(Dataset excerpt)
--

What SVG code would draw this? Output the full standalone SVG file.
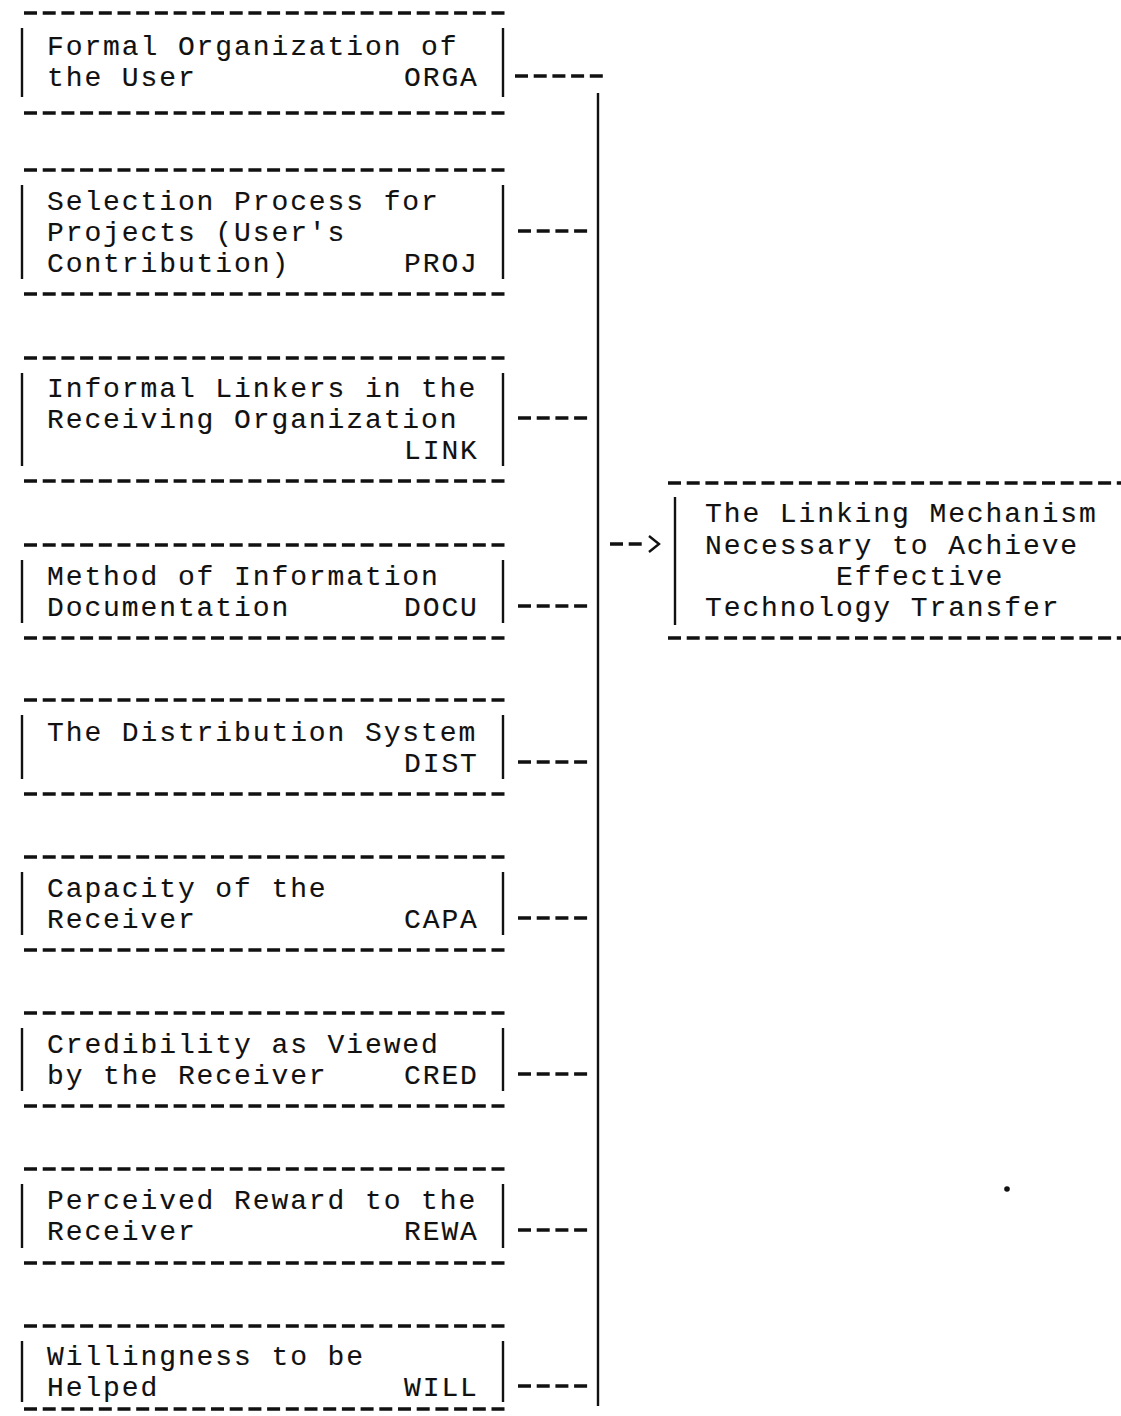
<svg xmlns="http://www.w3.org/2000/svg" width="1121" height="1416" viewBox="0 0 1121 1416">
  <style>
    .t { font-family: "Liberation Mono", "DejaVu Sans Mono", monospace; font-size: 28px; letter-spacing: 1.9px; fill: #111; stroke: #111; stroke-width: 0.12px; }
    .dash { stroke: #111; stroke-width: 3.3; stroke-dasharray: 13 5.7; fill: none; }
    .bar { stroke: #111; stroke-width: 2.4; fill: none; }
  </style>
  <rect width="1121" height="1416" fill="#fff"/>

  <!-- left column of factor boxes -->
  <g id="orga">
    <line class="dash" x1="24" y1="13" x2="510" y2="13"/>
    <line class="bar" x1="22" y1="28" x2="22" y2="97"/>
    <line class="bar" x1="503" y1="28" x2="503" y2="97"/>
    <text class="t" x="47" y="55">Formal Organization of</text>
    <text class="t" x="47" y="86">the User</text>
    <text class="t" x="404" y="86">ORGA</text>
    <line class="dash" x1="24" y1="113" x2="510" y2="113"/>
  </g>

  <g id="proj">
    <line class="dash" x1="24" y1="170" x2="510" y2="170"/>
    <line class="bar" x1="22" y1="185" x2="22" y2="279"/>
    <line class="bar" x1="503" y1="185" x2="503" y2="279"/>
    <text class="t" x="47" y="210">Selection Process for</text>
    <text class="t" x="47" y="241">Projects (User's</text>
    <text class="t" x="47" y="272">Contribution)</text>
    <text class="t" x="404" y="272">PROJ</text>
    <line class="dash" x1="24" y1="294" x2="510" y2="294"/>
  </g>

  <g id="link">
    <line class="dash" x1="24" y1="358" x2="510" y2="358"/>
    <line class="bar" x1="22" y1="373" x2="22" y2="466"/>
    <line class="bar" x1="503" y1="373" x2="503" y2="466"/>
    <text class="t" x="47" y="397">Informal Linkers in the</text>
    <text class="t" x="47" y="428">Receiving Organization</text>
    <text class="t" x="404" y="459">LINK</text>
    <line class="dash" x1="24" y1="481" x2="510" y2="481"/>
  </g>

  <g id="docu">
    <line class="dash" x1="24" y1="545" x2="510" y2="545"/>
    <line class="bar" x1="22" y1="560" x2="22" y2="623"/>
    <line class="bar" x1="503" y1="560" x2="503" y2="623"/>
    <text class="t" x="47" y="585">Method of Information</text>
    <text class="t" x="47" y="616">Documentation</text>
    <text class="t" x="404" y="616">DOCU</text>
    <line class="dash" x1="24" y1="638" x2="510" y2="638"/>
  </g>

  <g id="dist">
    <line class="dash" x1="24" y1="700" x2="510" y2="700"/>
    <line class="bar" x1="22" y1="715" x2="22" y2="779"/>
    <line class="bar" x1="503" y1="715" x2="503" y2="779"/>
    <text class="t" x="47" y="741">The Distribution System</text>
    <text class="t" x="404" y="772">DIST</text>
    <line class="dash" x1="24" y1="794" x2="510" y2="794"/>
  </g>

  <g id="capa">
    <line class="dash" x1="24" y1="857" x2="510" y2="857"/>
    <line class="bar" x1="22" y1="872" x2="22" y2="935"/>
    <line class="bar" x1="503" y1="872" x2="503" y2="935"/>
    <text class="t" x="47" y="897">Capacity of the</text>
    <text class="t" x="47" y="928">Receiver</text>
    <text class="t" x="404" y="928">CAPA</text>
    <line class="dash" x1="24" y1="950" x2="510" y2="950"/>
  </g>

  <g id="cred">
    <line class="dash" x1="24" y1="1013" x2="510" y2="1013"/>
    <line class="bar" x1="22" y1="1028" x2="22" y2="1091"/>
    <line class="bar" x1="503" y1="1028" x2="503" y2="1091"/>
    <text class="t" x="47" y="1053">Credibility as Viewed</text>
    <text class="t" x="47" y="1084">by the Receiver</text>
    <text class="t" x="404" y="1084">CRED</text>
    <line class="dash" x1="24" y1="1106" x2="510" y2="1106"/>
  </g>

  <g id="rewa">
    <line class="dash" x1="24" y1="1169" x2="510" y2="1169"/>
    <line class="bar" x1="22" y1="1184" x2="22" y2="1248"/>
    <line class="bar" x1="503" y1="1184" x2="503" y2="1248"/>
    <text class="t" x="47" y="1209">Perceived Reward to the</text>
    <text class="t" x="47" y="1240">Receiver</text>
    <text class="t" x="404" y="1240">REWA</text>
    <line class="dash" x1="24" y1="1263" x2="510" y2="1263"/>
  </g>

  <g id="will">
    <line class="dash" x1="24" y1="1326" x2="510" y2="1326"/>
    <line class="bar" x1="22" y1="1341" x2="22" y2="1402"/>
    <line class="bar" x1="503" y1="1341" x2="503" y2="1402"/>
    <text class="t" x="47" y="1365">Willingness to be</text>
    <text class="t" x="47" y="1396">Helped</text>
    <text class="t" x="404" y="1396">WILL</text>
    <line class="dash" x1="24" y1="1409" x2="510" y2="1409"/>
  </g>

  <!-- outcome box on the right -->
  <g id="link-mechanism">
    <line class="dash" x1="668" y1="483" x2="1121" y2="483"/>
    <line class="bar" x1="675" y1="497" x2="675" y2="625"/>
    <text class="t" x="705" y="522">The Linking Mechanism</text>
    <text class="t" x="705" y="554">Necessary to Achieve</text>
    <text class="t" x="836" y="585">Effective</text>
    <text class="t" x="705" y="616">Technology Transfer</text>
    <line class="dash" x1="668" y1="638" x2="1121" y2="638"/>
  </g>

  <!-- connectors: stubs from each box into the collecting trunk, then on to the outcome -->
  <g id="connectors">
    <line class="dash" x1="515" y1="76" x2="606" y2="76"/>
    <line class="dash" x1="518" y1="231" x2="590" y2="231"/>
    <line class="dash" x1="518" y1="418" x2="590" y2="418"/>
    <line class="dash" x1="518" y1="606" x2="590" y2="606"/>
    <line class="dash" x1="518" y1="762" x2="590" y2="762"/>
    <line class="dash" x1="518" y1="918" x2="590" y2="918"/>
    <line class="dash" x1="518" y1="1074" x2="590" y2="1074"/>
    <line class="dash" x1="518" y1="1230" x2="590" y2="1230"/>
    <line class="dash" x1="518" y1="1386" x2="590" y2="1386"/>
    <line class="bar" x1="598" y1="93" x2="598" y2="1406"/>
    <line class="dash" x1="610" y1="544" x2="645" y2="544"/>
    <polyline points="649,536 659,544 649,552" fill="none" stroke="#111" stroke-width="2.4"/>
  </g>

  <circle cx="1007" cy="1189" r="2.8" fill="#111"/>
</svg>
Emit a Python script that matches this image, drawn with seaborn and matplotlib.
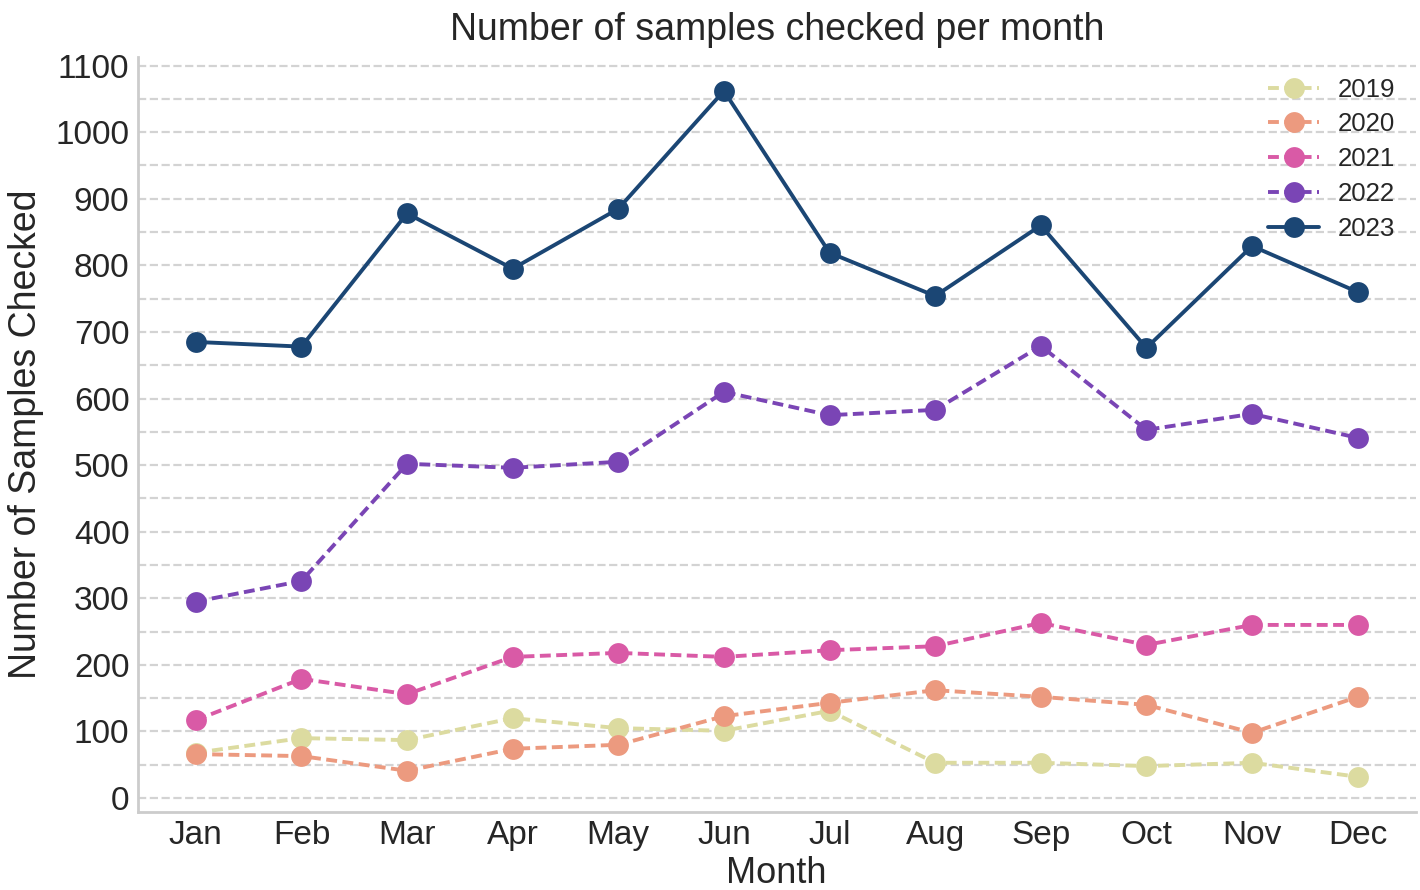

--

_Problem description_
Copy out the listing exactly as it stands, but not the pictures.

_Written solution_
What SVG code would draw this? Output the full standalone SVG file.
<svg xmlns="http://www.w3.org/2000/svg" width="1121" height="1416" viewBox="0 0 1121 1416">
  <style>
    .t { font-family: "Liberation Mono", "DejaVu Sans Mono", monospace; font-size: 28px; letter-spacing: 1.9px; fill: #111; stroke: #111; stroke-width: 0.12px; }
    .dash { stroke: #111; stroke-width: 3.3; stroke-dasharray: 13 5.7; fill: none; }
    .bar { stroke: #111; stroke-width: 2.4; fill: none; }
  </style>
  <rect width="1121" height="1416" fill="#fff"/>

  <!-- left column of factor boxes -->
  <g id="orga">
    <line class="dash" x1="24" y1="13" x2="510" y2="13"/>
    <line class="bar" x1="22" y1="28" x2="22" y2="97"/>
    <line class="bar" x1="503" y1="28" x2="503" y2="97"/>
    <text class="t" x="47" y="55">Formal Organization of</text>
    <text class="t" x="47" y="86">the User</text>
    <text class="t" x="404" y="86">ORGA</text>
    <line class="dash" x1="24" y1="113" x2="510" y2="113"/>
  </g>

  <g id="proj">
    <line class="dash" x1="24" y1="170" x2="510" y2="170"/>
    <line class="bar" x1="22" y1="185" x2="22" y2="279"/>
    <line class="bar" x1="503" y1="185" x2="503" y2="279"/>
    <text class="t" x="47" y="210">Selection Process for</text>
    <text class="t" x="47" y="241">Projects (User's</text>
    <text class="t" x="47" y="272">Contribution)</text>
    <text class="t" x="404" y="272">PROJ</text>
    <line class="dash" x1="24" y1="294" x2="510" y2="294"/>
  </g>

  <g id="link">
    <line class="dash" x1="24" y1="358" x2="510" y2="358"/>
    <line class="bar" x1="22" y1="373" x2="22" y2="466"/>
    <line class="bar" x1="503" y1="373" x2="503" y2="466"/>
    <text class="t" x="47" y="397">Informal Linkers in the</text>
    <text class="t" x="47" y="428">Receiving Organization</text>
    <text class="t" x="404" y="459">LINK</text>
    <line class="dash" x1="24" y1="481" x2="510" y2="481"/>
  </g>

  <g id="docu">
    <line class="dash" x1="24" y1="545" x2="510" y2="545"/>
    <line class="bar" x1="22" y1="560" x2="22" y2="623"/>
    <line class="bar" x1="503" y1="560" x2="503" y2="623"/>
    <text class="t" x="47" y="585">Method of Information</text>
    <text class="t" x="47" y="616">Documentation</text>
    <text class="t" x="404" y="616">DOCU</text>
    <line class="dash" x1="24" y1="638" x2="510" y2="638"/>
  </g>

  <g id="dist">
    <line class="dash" x1="24" y1="700" x2="510" y2="700"/>
    <line class="bar" x1="22" y1="715" x2="22" y2="779"/>
    <line class="bar" x1="503" y1="715" x2="503" y2="779"/>
    <text class="t" x="47" y="741">The Distribution System</text>
    <text class="t" x="404" y="772">DIST</text>
    <line class="dash" x1="24" y1="794" x2="510" y2="794"/>
  </g>

  <g id="capa">
    <line class="dash" x1="24" y1="857" x2="510" y2="857"/>
    <line class="bar" x1="22" y1="872" x2="22" y2="935"/>
    <line class="bar" x1="503" y1="872" x2="503" y2="935"/>
    <text class="t" x="47" y="897">Capacity of the</text>
    <text class="t" x="47" y="928">Receiver</text>
    <text class="t" x="404" y="928">CAPA</text>
    <line class="dash" x1="24" y1="950" x2="510" y2="950"/>
  </g>

  <g id="cred">
    <line class="dash" x1="24" y1="1013" x2="510" y2="1013"/>
    <line class="bar" x1="22" y1="1028" x2="22" y2="1091"/>
    <line class="bar" x1="503" y1="1028" x2="503" y2="1091"/>
    <text class="t" x="47" y="1053">Credibility as Viewed</text>
    <text class="t" x="47" y="1084">by the Receiver</text>
    <text class="t" x="404" y="1084">CRED</text>
    <line class="dash" x1="24" y1="1106" x2="510" y2="1106"/>
  </g>

  <g id="rewa">
    <line class="dash" x1="24" y1="1169" x2="510" y2="1169"/>
    <line class="bar" x1="22" y1="1184" x2="22" y2="1248"/>
    <line class="bar" x1="503" y1="1184" x2="503" y2="1248"/>
    <text class="t" x="47" y="1209">Perceived Reward to the</text>
    <text class="t" x="47" y="1240">Receiver</text>
    <text class="t" x="404" y="1240">REWA</text>
    <line class="dash" x1="24" y1="1263" x2="510" y2="1263"/>
  </g>

  <g id="will">
    <line class="dash" x1="24" y1="1326" x2="510" y2="1326"/>
    <line class="bar" x1="22" y1="1341" x2="22" y2="1402"/>
    <line class="bar" x1="503" y1="1341" x2="503" y2="1402"/>
    <text class="t" x="47" y="1365">Willingness to be</text>
    <text class="t" x="47" y="1396">Helped</text>
    <text class="t" x="404" y="1396">WILL</text>
    <line class="dash" x1="24" y1="1409" x2="510" y2="1409"/>
  </g>

  <!-- outcome box on the right -->
  <g id="link-mechanism">
    <line class="dash" x1="668" y1="483" x2="1121" y2="483"/>
    <line class="bar" x1="675" y1="497" x2="675" y2="625"/>
    <text class="t" x="705" y="522">The Linking Mechanism</text>
    <text class="t" x="705" y="554">Necessary to Achieve</text>
    <text class="t" x="836" y="585">Effective</text>
    <text class="t" x="705" y="616">Technology Transfer</text>
    <line class="dash" x1="668" y1="638" x2="1121" y2="638"/>
  </g>

  <!-- connectors: stubs from each box into the collecting trunk, then on to the outcome -->
  <g id="connectors">
    <line class="dash" x1="515" y1="76" x2="606" y2="76"/>
    <line class="dash" x1="518" y1="231" x2="590" y2="231"/>
    <line class="dash" x1="518" y1="418" x2="590" y2="418"/>
    <line class="dash" x1="518" y1="606" x2="590" y2="606"/>
    <line class="dash" x1="518" y1="762" x2="590" y2="762"/>
    <line class="dash" x1="518" y1="918" x2="590" y2="918"/>
    <line class="dash" x1="518" y1="1074" x2="590" y2="1074"/>
    <line class="dash" x1="518" y1="1230" x2="590" y2="1230"/>
    <line class="dash" x1="518" y1="1386" x2="590" y2="1386"/>
    <line class="bar" x1="598" y1="93" x2="598" y2="1406"/>
    <line class="dash" x1="610" y1="544" x2="645" y2="544"/>
    <polyline points="649,536 659,544 649,552" fill="none" stroke="#111" stroke-width="2.4"/>
  </g>

  <circle cx="1007" cy="1189" r="2.8" fill="#111"/>
</svg>
Emit a Python script that matches this image, drawn with seaborn and matplotlib.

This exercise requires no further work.